Sì. È molto importante non fermarsi all’articolo 1, perché il Ddl è ricco e condivisibile in molti altri suoi articoli. Riconosce la matrice culturale anche negli altri reati violenti contro le donne, mitiga il possibile bilanciamento tra aggravanti e attenuanti, rafforza il ricorso alla misura cautelare degli arresti domiciliari a protezione delle vittime dei reati spia. Molte delle novità erano invocate nelle relazioni della commissione contro il femminicidio che presiedevo. La norma che obbliga il Pm, su richiesta della vittima, ad audirla senza possibilità di delega all’autorità giudiziaria, ad esempio. Ma soprattutto la previsione dell’obbligatorietà della formazione per i magistrati, con il coinvolgimento della Scuola superiore della magistratura anche in sede decentrata e la collaborazione con chi opera nel settore della prevenzione e del contrasto alla violenza contro le donne. Io lo leggo come un riferimento ai centri antiviolenza. Valuteremo in Parlamento se ci sarà bisogno di chiarire che si tratta solo dei Cav. Così come penso che sarà necessario valutare l’esigenza di stanziare risorse aggiuntive per la concreta attuazione di tutto quanto previsto.
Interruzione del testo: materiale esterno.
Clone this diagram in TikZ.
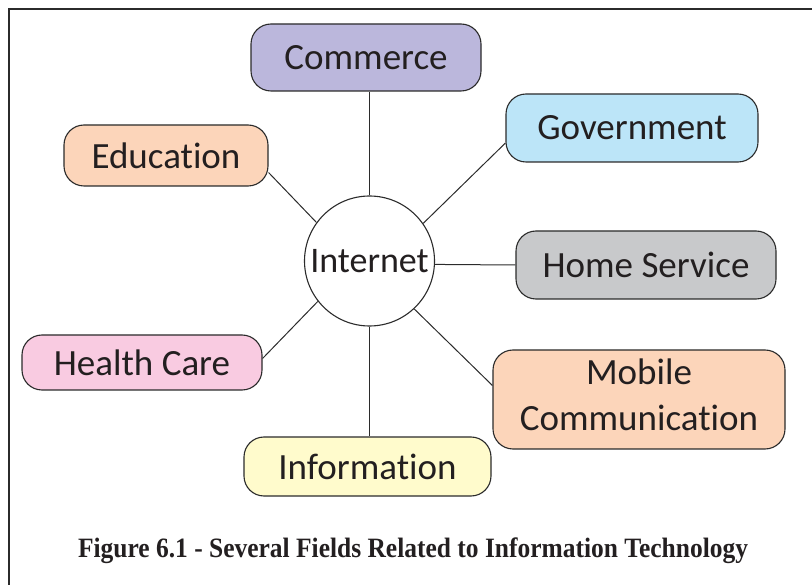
\documentclass[tikz,border=0pt]{standalone}
\usepackage{fontspec}
\newfontfamily\cfont[Ligatures={NoCommon,NoRequired,NoContextual}]{Carlito}
\newfontfamily\capfont{Liberation Serif}
\definecolor{linec}{HTML}{2B2B2B}
\definecolor{txt}{HTML}{231F20}
\definecolor{comfill}{HTML}{BBB7DC}
\definecolor{govfill}{HTML}{BCE5F8}
\definecolor{peach}{HTML}{FCD5BA}
\definecolor{greyfill}{HTML}{C8C9CB}
\definecolor{pinkfill}{HTML}{F9CBE1}
\definecolor{yelfill}{HTML}{FFFBCC}
\tikzset{
  box/.style={draw=linec, line width=1.1pt, rounded corners=20pt, text=txt, inner sep=0pt, align=center,
    font=\cfont\fontsize{37}{46}\selectfont},
  conn/.style={draw=linec, line width=1pt},
}
\begin{document}
\begin{tikzpicture}[x=1pt,y=-1pt]
\useasboundingbox (0,0) rectangle (812,585);
\draw[linec, line width=2.2pt] (9,590) -- (9,9) -- (820,9);
\node[draw=linec, line width=1.1pt, circle, minimum size=130pt, inner sep=0pt, text=txt,
  font=\cfont\fontsize{36}{44}\selectfont] (inet) at (369.5,261) {Internet};
\node[box, fill=comfill, minimum width=230pt, minimum height=67pt] (com) at (366,57.5) {Commerce};
\node[box, fill=govfill, minimum width=252pt, minimum height=68pt] (gov) at (632,128) {Government};
\node[box, fill=peach, minimum width=204pt, minimum height=61pt] (edu) at (166,155.5) {Education};
\node[box, fill=greyfill, minimum width=260pt, minimum height=68pt] (hs) at (646,265) {Home Service};
\node[box, fill=pinkfill, minimum width=240pt, minimum height=55pt] (hc) at (142,362.5) {Health Care};
\node[box, fill=peach, minimum width=292pt, minimum height=99pt, text depth=9pt] (mob) at (639,399.5) {Mobile\\Communication};
\node[box, fill=yelfill, minimum width=247pt, minimum height=59pt] (inf) at (367.5,466.5) {Information};
\draw[conn] (inet.north) -- (inet.north |- com.south);
\draw[conn] (inet.35) -- ([yshift=-15pt]gov.west);
\draw[conn] (inet.144) -- ([yshift=-17pt]edu.east);
\draw[conn] (inet.-3.5) -- (hs.west);
\draw[conn] (inet.218) -- ([yshift=4pt]hc.east);
\draw[conn] (inet.-47) -- ([yshift=14pt]mob.west);
\draw[conn] (inet.south) -- (inet.south |- inf.north);
\node[text=txt, font=\capfont\bfseries\fontsize{28}{32}\selectfont] (cap) at (413,551)
  {\resizebox{670pt}{\height}{Figure 6.1 - Several Fields Related to Information Technology}};
\end{tikzpicture}
\end{document}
Il testo abolisce anche l’imposta di registro sui risarcimenti, per evitare nuovi casi come quello di Giulia Galiotto, uccisa a trent’anni, i cui genitori si sono visti chiedere dall’Agenzia delle Entrate 6mila euro di tasse.
Come si fa a essere contrari? È un’altra norma di civiltà.
Anche a sinistra, però, si levano voci contrarie. Quale messaggio si sente di inviare al suo partito, il Pd?
Solo uno: rivendichiamo anche il nostro protagonismo su questo risultato. In grande parte abbiamo contribuito anche noi, con un lavoro paziente e determinato portato avanti negli anni insieme a tanti soggetti e a tante associazioni. Nelle relazioni finali della commissione che ho presieduto e che sono state approvate all’unanimità era già scritto tanto.